TASK OBJECTIVE:
Retype word for word the first line of the listing and each line after it up to the line with "<h1>RPKI I-ROV Per-Country", with the pictures taken out.
◇ ◇ ◇ ◇ ◇ ◇ ◇
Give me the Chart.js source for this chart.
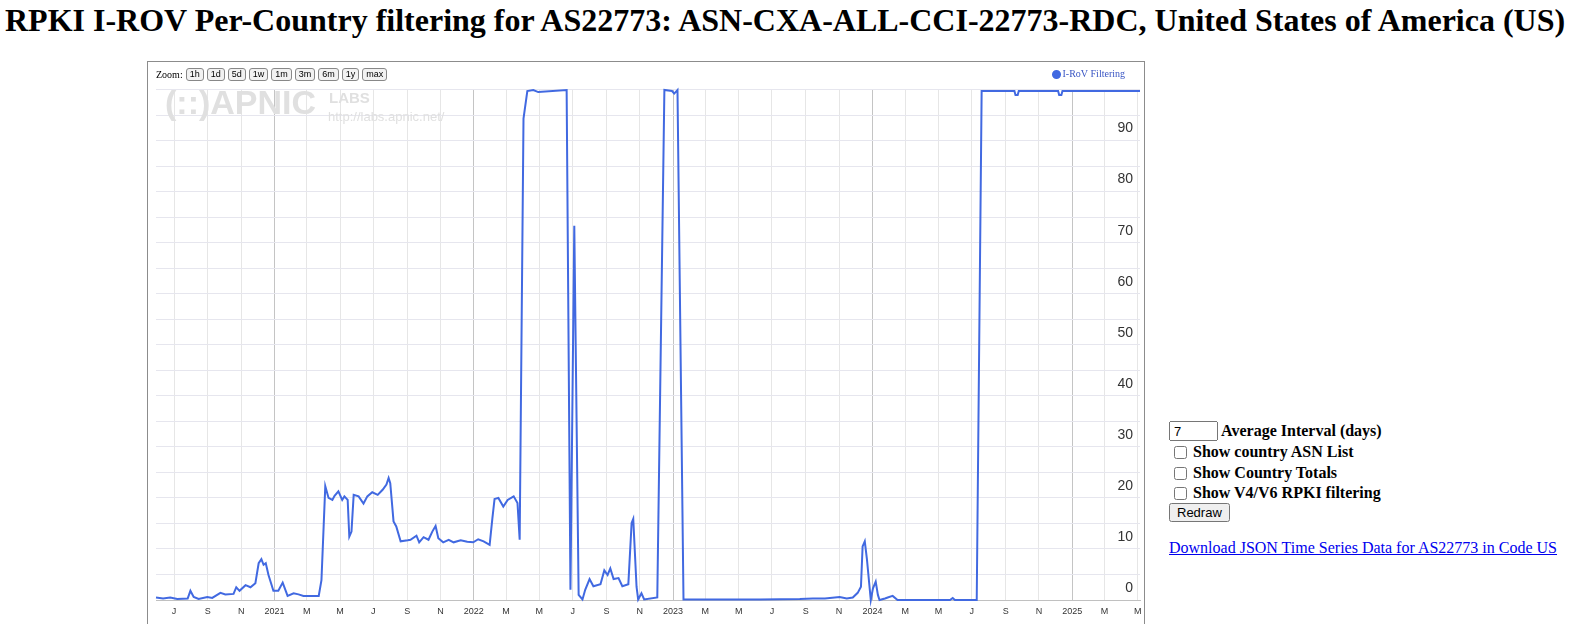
<!DOCTYPE html>
<html>
<head>
<meta charset="utf-8">
<script src="https://cdn.jsdelivr.net/npm/chart.js@4.4.1/dist/chart.umd.min.js"></script>
<style>
  body { margin: 0; background: #fff; overflow: hidden; width: 1579px; height: 624px; position: relative; }
  h1 { position: absolute; left: 5px; top: 4px; margin: 0; font: bold 32px/32px 'Liberation Serif', 'Times New Roman', serif; white-space: nowrap; }
  #frame { position: absolute; left: 147px; top: 61px; width: 998px; height: 620px; border: 1px solid #8c8c8c; box-sizing: border-box; overflow: hidden; }
  #chart { position: absolute; left: 0; top: 0; }
  #zoombar { position: absolute; left: 8px; top: 6px; font: 10px 'Liberation Serif', serif; color: #000; display: flex; align-items: center; }
  #zoombar span.b { display: inline-block; border: 1px solid #888; border-radius: 3px; background: #f2f2f2; font: 9px 'Liberation Sans', Arial, sans-serif; height: 11px; line-height: 11px; padding: 0 3px; margin-left: 3px; }
  .wm { position: absolute; color: #e0e0e0; font-family: 'Liberation Sans', Arial, sans-serif; pointer-events: none; white-space: nowrap; }
  .ctl { position: absolute; font: bold 16px/20px 'Liberation Serif', 'Times New Roman', serif; white-space: nowrap; }
  .ctl input[type=checkbox] { margin: 0; width: 13px; height: 13px; position: absolute; left: 5px; top: 4px; }
  a { color: #0000ee; }
</style>
</head>
<body>
<h1>RPKI I-ROV Per-Country filtering for AS22773: ASN-CXA-ALL-CCI-22773-RDC, United States of America (US)</h1>

<div id="frame">
  <canvas id="chart" width="1012" height="562"></canvas>
  <div id="zoombar">Zoom:<span class="b">1h</span><span class="b">1d</span><span class="b">5d</span><span class="b">1w</span><span class="b">1m</span><span class="b">3m</span><span class="b">6m</span><span class="b">1y</span><span class="b">max</span></div>
  <div class="wm" style="left:17px; top:21px; font-weight:bold; font-size:34px;">(::)APNIC</div>
  <div class="wm" style="left:181px; top:27px; font-weight:bold; font-size:15px;">LABS</div>
  <div class="wm" style="left:180px; top:47px; font-size:13px;">http://labs.apnic.net/</div>
</div>

<div class="ctl" style="left:1169px; top:421px;"><input type="text" value="7" style="width:49px; height:20px; box-sizing:border-box; font:13px Arial, sans-serif; padding:1px 3px; vertical-align:top; margin:0;"> Average Interval (days)</div>
<div class="ctl" style="left:1169px; top:442px; padding-left:24px;"><input type="checkbox">Show country ASN List</div>
<div class="ctl" style="left:1169px; top:463px; padding-left:24px;"><input type="checkbox">Show Country Totals</div>
<div class="ctl" style="left:1169px; top:483px; padding-left:24px;"><input type="checkbox">Show V4/V6 RPKI filtering</div>
<div class="ctl" style="left:1169px; top:502px;"><button style="font:13px Arial, sans-serif; height:19px; padding:0 6px; margin:0;">Redraw</button></div>
<div class="ctl" style="left:1169px; top:538px; font-weight:normal;"><a href="#">Download JSON Time Series Data for AS22773 in Code US</a></div>

<script>
// weekly averaged I-RoV filtering share (%)
const dates = [
  '2020-05-29', '2020-06-11', '2020-06-24', '2020-07-07', '2020-07-26', '2020-07-31', '2020-08-06', '2020-08-15',
  '2020-08-31', '2020-09-09', '2020-09-24', '2020-10-03', '2020-10-18', '2020-10-23', '2020-10-29', '2020-11-09',
  '2020-11-18', '2020-11-27', '2020-12-03', '2020-12-08', '2020-12-12', '2020-12-16', '2020-12-21', '2020-12-30',
  '2021-01-08', '2021-01-16', '2021-01-25', '2021-02-05', '2021-02-14', '2021-02-23', '2021-03-23', '2021-03-28',
  '2021-04-01', '2021-04-04', '2021-04-10', '2021-04-17', '2021-04-21', '2021-04-28', '2021-05-05', '2021-05-09',
  '2021-05-15', '2021-05-18', '2021-05-22', '2021-05-26', '2021-06-04', '2021-06-13', '2021-06-20', '2021-06-29',
  '2021-07-09', '2021-07-18', '2021-07-25', '2021-07-29', '2021-08-01', '2021-08-07', '2021-08-12', '2021-08-20',
  '2021-09-02', '2021-09-07', '2021-09-18', '2021-09-23', '2021-10-01', '2021-10-10', '2021-10-17', '2021-10-23',
  '2021-10-28', '2021-11-06', '2021-11-16', '2021-11-25', '2021-12-08', '2021-12-20', '2021-12-31', '2022-01-09',
  '2022-01-19', '2022-01-30', '2022-02-04', '2022-02-08', '2022-02-15', '2022-02-24', '2022-03-04', '2022-03-15',
  '2022-03-22', '2022-03-26', '2022-04-02', '2022-04-09', '2022-04-20', '2022-04-29', '2022-06-20', '2022-06-27',
  '2022-07-04', '2022-07-12', '2022-07-19', '2022-07-24', '2022-08-01', '2022-08-08', '2022-08-21', '2022-08-28',
  '2022-09-03', '2022-09-08', '2022-09-14', '2022-09-23', '2022-09-30', '2022-10-11', '2022-10-17', '2022-10-20',
  '2022-10-26', '2022-10-29', '2022-11-04', '2022-11-09', '2022-12-03', '2022-12-16', '2022-12-30', '2023-01-03',
  '2023-01-09', '2023-01-20', '2023-06-09', '2023-08-21', '2023-09-14', '2023-10-06', '2023-11-02', '2023-11-15',
  '2023-11-26', '2023-12-05', '2023-12-11', '2023-12-14', '2023-12-18', '2023-12-22', '2023-12-29', '2024-01-02',
  '2024-01-07', '2024-01-11', '2024-01-14', '2024-01-24', '2024-01-29', '2024-02-07', '2024-02-16', '2024-05-22',
  '2024-05-27', '2024-05-31', '2024-07-10', '2024-07-19', '2024-09-17', '2024-09-19', '2024-09-23', '2024-09-25',
  '2024-12-06', '2024-12-08', '2024-12-12', '2024-12-14', '2025-05-05'
];
const values = [
  0.5, 0.3, 0.5, 0.2, 0.3, 1.8, 0.6, 0.2,
  0.6, 0.4, 1.4, 1.1, 1.2, 2.5, 1.8, 2.9,
  2.5, 3.3, 7.2, 8.0, 6.9, 7.2, 4.9, 1.8,
  1.8, 3.4, 0.8, 1.3, 1.1, 0.8, 0.8, 3.9,
  14.4, 22.3, 20.0, 19.6, 20.4, 21.3, 19.6, 20.3,
  19.6, 12.4, 13.4, 20.6, 20.3, 18.9, 20.3, 21.1,
  20.6, 21.6, 22.6, 23.9, 22.9, 15.4, 14.4, 11.5,
  11.7, 11.8, 12.6, 11.3, 12.3, 11.8, 13.4, 14.5,
  12.1, 11.3, 11.8, 11.3, 11.7, 11.4, 11.3, 11.9,
  11.5, 10.8, 16.0, 19.8, 20.0, 18.3, 19.6, 20.3,
  19.0, 11.8, 94.3, 99.7, 99.9, 99.5, 99.9, 2.0,
  73.3, 1.0, 0.1, 2.0, 4.1, 2.7, 3.1, 5.8,
  4.9, 6.2, 4.1, 4.3, 2.7, 3.1, 15.1, 15.9,
  2.6, 0.1, 1.3, 0.1, 0.5, 99.9, 99.7, 99.2,
  99.9, 0.1, 0.1, 0.2, 0.3, 0.3, 0.6, 0.3,
  0.5, 1.4, 2.6, 10.5, 11.5, 7.9, 0.0, 2.3,
  3.6, 1.0, 0.0, 0.3, 0.5, 0.8, 0.0, 0.0,
  0.4, 0.0, 0.0, 99.7, 99.7, 98.9, 98.9, 99.7,
  99.7, 98.9, 98.9, 99.7, 99.7
];

// x axis: a tick every second month, year shown in January
const tickDates = [
  '2020-07-01', '2020-09-01', '2020-11-01', '2021-01-01', '2021-03-01', '2021-05-01',
  '2021-07-01', '2021-09-01', '2021-11-01', '2022-01-01', '2022-03-01', '2022-05-01',
  '2022-07-01', '2022-09-01', '2022-11-01', '2023-01-01', '2023-03-01', '2023-05-01',
  '2023-07-01', '2023-09-01', '2023-11-01', '2024-01-01', '2024-03-01', '2024-05-01',
  '2024-07-01', '2024-09-01', '2024-11-01', '2025-01-01', '2025-03-01', '2025-05-01'
];
const tickLabels = [
  'J', 'S', 'N', '2021', 'M', 'M',
  'J', 'S', 'N', '2022', 'M', 'M',
  'J', 'S', 'N', '2023', 'M', 'M',
  'J', 'S', 'N', '2024', 'M', 'M',
  'J', 'S', 'N', '2025', 'M', 'M'
];
const xStart = '2020-05-29';
const xEnd = '2025-05-05';

const lineColor = '#4169e1';

const ctx = document.getElementById('chart').getContext('2d');
new Chart(ctx, {
    type: 'line',
    data: {
        datasets: [{
            label: 'I-RoV Filtering',
            data: dates.map((d, i) => ({ x: Date.parse(d), y: values[i] })),
            borderColor: lineColor,
            backgroundColor: lineColor,
            borderWidth: 2,
            pointRadius: 0,
            pointStyle: 'circle',
            tension: 0,
            clip: false
        }]
    },
    options: {
        responsive: false,
        animation: false,
        events: [],
        layout: { padding: { left: 8, right: 20, top: -7.5, bottom: 0 } },
        plugins: {
            tooltip: { enabled: false },
            legend: {
                position: 'top',
                align: 'end',
                labels: {
                    usePointStyle: true,
                    boxWidth: 2,
                    boxHeight: 5,
                    padding: 15,
                    color: '#3a56c4',
                    font: { family: "'Liberation Serif', 'Times New Roman', serif", size: 10 }
                }
            }
        },
        scales: {
            x: {
                type: 'linear',
                min: Date.parse(xStart),
                max: Date.parse(xEnd),
                afterBuildTicks: axis => {
                    axis.ticks = tickDates.map(d => ({ value: Date.parse(d) }));
                },
                afterFit: scale => { scale.height = 24; },
                ticks: {
                    autoSkip: false,
                    maxRotation: 0,
                    padding: 6,
                    color: '#333',
                    font: { family: "'Liberation Sans', Arial, sans-serif", size: 9 },
                    callback: (value, index) => tickLabels[index]
                },
                grid: {
                    drawTicks: false,
                    color: c => (tickLabels[c.index] || '').length === 4 ? '#c4c4c4' : '#e6e6e6'
                },
                border: { color: '#c0c0c0', width: 1 }
            },
            y: {
                position: 'right',
                min: 0,
                max: 100,
                afterFit: scale => { scale.width = 0; },
                ticks: {
                    stepSize: 5,
                    mirror: true,
                    padding: -7,
                    labelOffset: -12,
                    color: '#333',
                    font: { family: "'Liberation Sans', Arial, sans-serif", size: 14 },
                    callback: v => (v % 10 === 0 && v < 100) ? String(v) : ''
                },
                grid: { drawTicks: false, color: '#e6e6ee' },
                border: { display: false }
            }
        }
    }
});
</script>
</body>
</html>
◇ ◇ ◇ ◇ ◇ ◇ ◇
RESULT FOR THIS TASK:
Give me the Chart.js source for this chart.
<!DOCTYPE html>
<html>
<head>
<meta charset="utf-8">
<script src="https://cdn.jsdelivr.net/npm/chart.js@4.4.1/dist/chart.umd.min.js"></script>
<style>
  body { margin: 0; background: #fff; overflow: hidden; width: 1579px; height: 624px; position: relative; }
  h1 { position: absolute; left: 5px; top: 4px; margin: 0; font: bold 32px/32px 'Liberation Serif', 'Times New Roman', serif; white-space: nowrap; }
  #frame { position: absolute; left: 147px; top: 61px; width: 998px; height: 620px; border: 1px solid #8c8c8c; box-sizing: border-box; overflow: hidden; }
  #chart { position: absolute; left: 0; top: 0; }
  #zoombar { position: absolute; left: 8px; top: 6px; font: 10px 'Liberation Serif', serif; color: #000; display: flex; align-items: center; }
  #zoombar span.b { display: inline-block; border: 1px solid #888; border-radius: 3px; background: #f2f2f2; font: 9px 'Liberation Sans', Arial, sans-serif; height: 11px; line-height: 11px; padding: 0 3px; margin-left: 3px; }
  .wm { position: absolute; color: #e0e0e0; font-family: 'Liberation Sans', Arial, sans-serif; pointer-events: none; white-space: nowrap; }
  .ctl { position: absolute; font: bold 16px/20px 'Liberation Serif', 'Times New Roman', serif; white-space: nowrap; }
  .ctl input[type=checkbox] { margin: 0; width: 13px; height: 13px; position: absolute; left: 5px; top: 4px; }
  a { color: #0000ee; }
</style>
</head>
<body>
<h1>RPKI I-ROV Per-Country filtering for AS22773: ASN-CXA-ALL-CCI-22773-RDC, United States of America (US)</h1>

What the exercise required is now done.